Key stakeholders from governments across Africa are attending COP6, enabling the Convention Secretariat and WLF to promote this new tool to the potential user base. Over 50 images, which were rigorously tested among smokers and non-smokers in Africa and proven to be highly effective, will be available to governments at no cost. Images are accompanied by corresponding text messages available in English and French. WLF and the Convention Secretariat expect the new online database of images and messages – the Africa Graphic Pack Warning Resource – to ease access and to reduce the time and cost for governments to implement effective graphic warnings. Countries such as Burkina Faso, Chad, Kenya, Niger and South Africa are all expected to require such warnings in the next year to fulfill their obligations to the WHO FCTC, a global treaty governing tobacco control.

The images in the database are arranged into three categories: Harms/Cessation, Secondhand Smoke and Socioeconomic Consequences. Each category will also have style options that focus on medical consequences, victims of tobacco use and emotional suffering. WLF tested the images among 1,200 smokers and non-smokers in Senegal and Botswana, seeking images that would score highly on measures that are known to predict effectiveness for encouraging people to quit tobacco use.

Sandra Mullin, Senior Vice President, Policy and Communications, World Lung Foundation said: “Policies like graphic pack warnings act as a vaccine for the tobacco epidemic in that they prompt smokers to quit and keep young people from starting. We acknowledge African governments that are willing to be aggressive in warning citizens about deadly tobacco use. With only three out of forty-seven countries in Africa currently with graphic pack warnings, we hope the new database will enable governments to skip the steps of sourcing, adapting and testing images that can be effective. We’ve done that work so they don’t have to.”

Dr. Vera Luiza da Costa e Silva, Head of the Convention Secretariat, WHO Framework Convention on Tobacco Control commented: “Article 11 of the WHO FCTC requires governments – including the Parties to the Convention in Africa – to implement large, rotating health warnings on all tobacco product packaging and labelling. WHO FCTC recommends the use of full-color pictures to communicate the harms of tobacco. The Africa Graphic Pack Warning Resource is a significant step in providing images that have been proven to work in African countries. We encourage African governments to use the Resource to honor their commitments under WHO FCTC and protect the health of their citizens.”

Prevention is The Critical Strategy in Africa

A recent report by the Network of African Science Academies, “Preventing a Tobacco Epidemic in Africa: A Call for Effective Action to Support Health, Social, and Economic Development”, concluded that without concerted action to introduce and enforce tobacco control, smoking prevalence in the African region will increase by nearly 39 percent by 2030, from 15.8 percent in 2010 to 21.9 percent. This is the world’s largest expected regional increase in smoking prevalence by 2030. Similarly, American Cancer Society estimates that the implementation of proven tobacco control policies could prevent 139 million premature deaths in the region by 2100.

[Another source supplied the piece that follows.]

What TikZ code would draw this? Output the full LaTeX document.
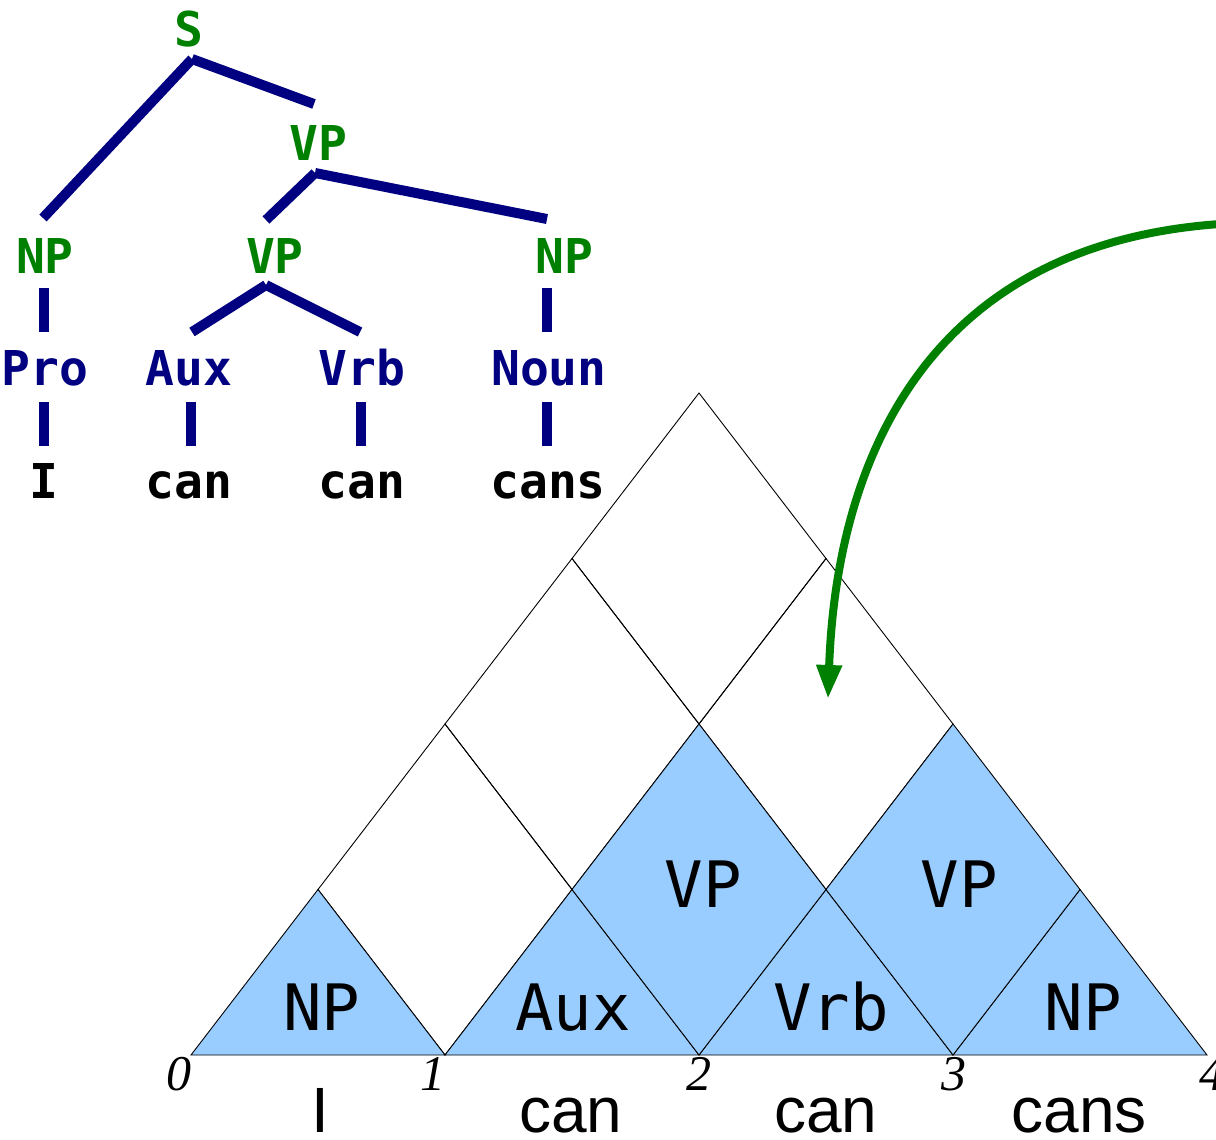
\documentclass[tikz,border=0pt]{standalone}
\usepackage{fontspec}
\usetikzlibrary{arrows.meta}
\newfontfamily\treefont{DejaVu Sans Mono}
\newfontfamily\wordfont{Liberation Sans}
\newfontfamily\numfont{Liberation Serif}
\definecolor{treegreen}{RGB}{0,128,0}
\definecolor{treenavy}{RGB}{0,0,128}
\definecolor{cellblue}{RGB}{153,204,255}
\tikzset{
  treelabel/.style={font=\treefont\bfseries\fontsize{48}{48}\selectfont, anchor=base, inner sep=0pt},
  phrase/.style={treelabel, text=treegreen},
  tag/.style={treelabel, text=treenavy},
  leaf/.style={treelabel, text=black},
  treeedge/.style={draw=treenavy, line width=10pt, line cap=butt},
  cell/.style={draw=black, line width=0.9pt, line join=miter},
  filledcell/.style={cell, fill=cellblue},
  celllabel/.style={font=\treefont\fontsize{64}{64}\selectfont, anchor=base, inner sep=0pt},
  chartword/.style={font=\wordfont\fontsize{64}{64}\selectfont, anchor=base, inner sep=0pt},
  position/.style={font=\numfont\itshape\fontsize{50}{50}\selectfont, anchor=base, inner sep=0pt},
  pointer/.style={draw=treegreen, line width=8pt, -{Triangle[length=34pt,width=24pt]}}
}
\begin{document}
\begin{tikzpicture}[x=1pt, y=-1pt]
\useasboundingbox (0,0) rectangle (1216,1140);

% ---------- parse tree ----------
\node[phrase] (s)    at (189,47)  {S};
\node[phrase] (vp1)  at (318,160) {VP};
\node[phrase] (np1)  at (45,273)  {NP};
\node[phrase] (vp2)  at (275,273) {VP};
\node[phrase] (np2)  at (564,273) {NP};
\node[tag]    (pro)  at (45,385)  {Pro};
\node[tag]    (aux)  at (189,385) {Aux};
\node[tag]    (vrb)  at (362,385) {Vrb};
\node[tag]    (noun) at (549,385) {Noun};
\node[leaf]   (w1)   at (44,498)  {I};
\node[leaf]   (w2)   at (189,498) {can};
\node[leaf]   (w3)   at (362,498) {can};
\node[leaf]   (w4)   at (548,498) {cans};

% branch end points
\coordinate (s-foot)    at (192,59);
\coordinate (np1-head)  at (43,218);
\coordinate (vp1-head)  at (314,104);
\coordinate (vp1-foot)  at (315,173);
\coordinate (vp2-head)  at (266,220);
\coordinate (np2-head)  at (547,219);
\coordinate (vp2-foot)  at (266,285);
\coordinate (aux-head)  at (192,332);
\coordinate (vrb-head)  at (360,332);
\coordinate (np1-foot)  at (43.5,288);
\coordinate (pro-head)  at (43.5,332);
\coordinate (np2-foot)  at (547,288);
\coordinate (noun-head) at (547,332);
\coordinate (pro-foot)  at (43.5,402);
\coordinate (w1-head)   at (43.5,446);
\coordinate (aux-foot)  at (191,402);
\coordinate (w2-head)   at (191,446);
\coordinate (vrb-foot)  at (360.5,402);
\coordinate (w3-head)   at (360.5,446);
\coordinate (noun-foot) at (547,402);
\coordinate (w4-head)   at (547,446);

\draw[treeedge] (s-foot) -- (np1-head);
\draw[treeedge] (s-foot) -- (vp1-head);
\draw[treeedge] (vp1-foot) -- (vp2-head);
\draw[treeedge] (vp1-foot) -- (np2-head);
\draw[treeedge] (vp2-foot) -- (aux-head);
\draw[treeedge] (vp2-foot) -- (vrb-head);
\draw[treeedge] (np1-foot) -- (pro-head);
\draw[treeedge] (np2-foot) -- (noun-head);
\draw[treeedge] (pro-foot) -- (w1-head);
\draw[treeedge] (aux-foot) -- (w2-head);
\draw[treeedge] (vrb-foot) -- (w3-head);
\draw[treeedge] (noun-foot) -- (w4-head);

% ---------- chart: p<i><j> is the apex of the cell spanning i..j ----------
\foreach \i in {0,...,4}
  \foreach \j in {\i,...,4}
    \coordinate (p\i\j) at ({191+(\i+\j)*127},{1055-(\j-\i)*165.5});

% empty cells
\draw[cell] (p02) -- (p01) -- (p11) -- (p12) -- cycle;
\draw[cell] (p03) -- (p02) -- (p12) -- (p13) -- cycle;
\draw[cell] (p04) -- (p03) -- (p13) -- (p14) -- cycle;
\draw[cell] (p14) -- (p13) -- (p23) -- (p24) -- cycle;
% filled cells
\draw[filledcell] (p00) -- (p11) -- (p01) -- cycle;
\draw[filledcell] (p11) -- (p22) -- (p12) -- cycle;
\draw[filledcell] (p22) -- (p33) -- (p23) -- cycle;
\draw[filledcell] (p33) -- (p44) -- (p34) -- cycle;
\draw[filledcell] (p13) -- (p12) -- (p22) -- (p23) -- cycle;
\draw[filledcell] (p24) -- (p23) -- (p33) -- (p34) -- cycle;

% cell labels
\node[celllabel] (c01) at (322,1030) {NP};
\node[celllabel] (c12) at (573,1030) {Aux};
\node[celllabel] (c23) at (831,1030) {Vrb};
\node[celllabel] (c34) at (1083,1030) {NP};
\node[celllabel] (c13) at (703,907) {VP};
\node[celllabel] (c24) at (959,907) {VP};

% positions
\node[position] (n0) at (179,1090) {0};
\node[position] (n1) at (433,1090) {1};
\node[position] (n2) at (699,1090) {2};
\node[position] (n3) at (954,1090) {3};
\node[position] (n4) at (1212,1090) {4};

% input words
\node[chartword] (t1) at (320,1132) {I};
\node[chartword] (t2) at (571,1132) {can};
\node[chartword] (t3) at (826,1132) {can};
\node[chartword] (t4) at (1079,1132) {cans};

% pointer into the cell spanning 1..4
\coordinate (pointer-from) at (1220,224);
\coordinate (c14-tip) at (828,699);
\draw[pointer] (pointer-from) .. controls (920,245) and (836,470) .. (c14-tip);
\end{tikzpicture}
\end{document}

Growing economic prosperity has caught the attention of the tobacco industry, which routinely refers to Africa as a growth market, comparatively unencumbered by the tobacco control measures that have helped to decrease smoking prevalence across regions like Europe and North America. This has helped to galvanize the efforts of governments, NGO’s and civil society to legislate in favor of public health and potentially avoid an increase in tobacco-related non-communicable diseases and premature deaths that could hamper Africa’s economic growth.

Tobacco use is the leading preventable cause of mortality in the world today, and is responsible for more than five million deaths each year—one in ten preventable deaths worldwide. The implementation of more effective pack warnings is one of the main commitments governments have made under the WHO Framework Convention on Tobacco Control (FCTC). It is one of the World Health Organization’s M-P-O-W-E-R (W=Warn) strategies to reduce tobacco consumption. MPOWER strategies are endorsed and promoted by the Bloomberg Initiative to Reduce Tobacco Use, of which World Lung Foundation is a principal partner.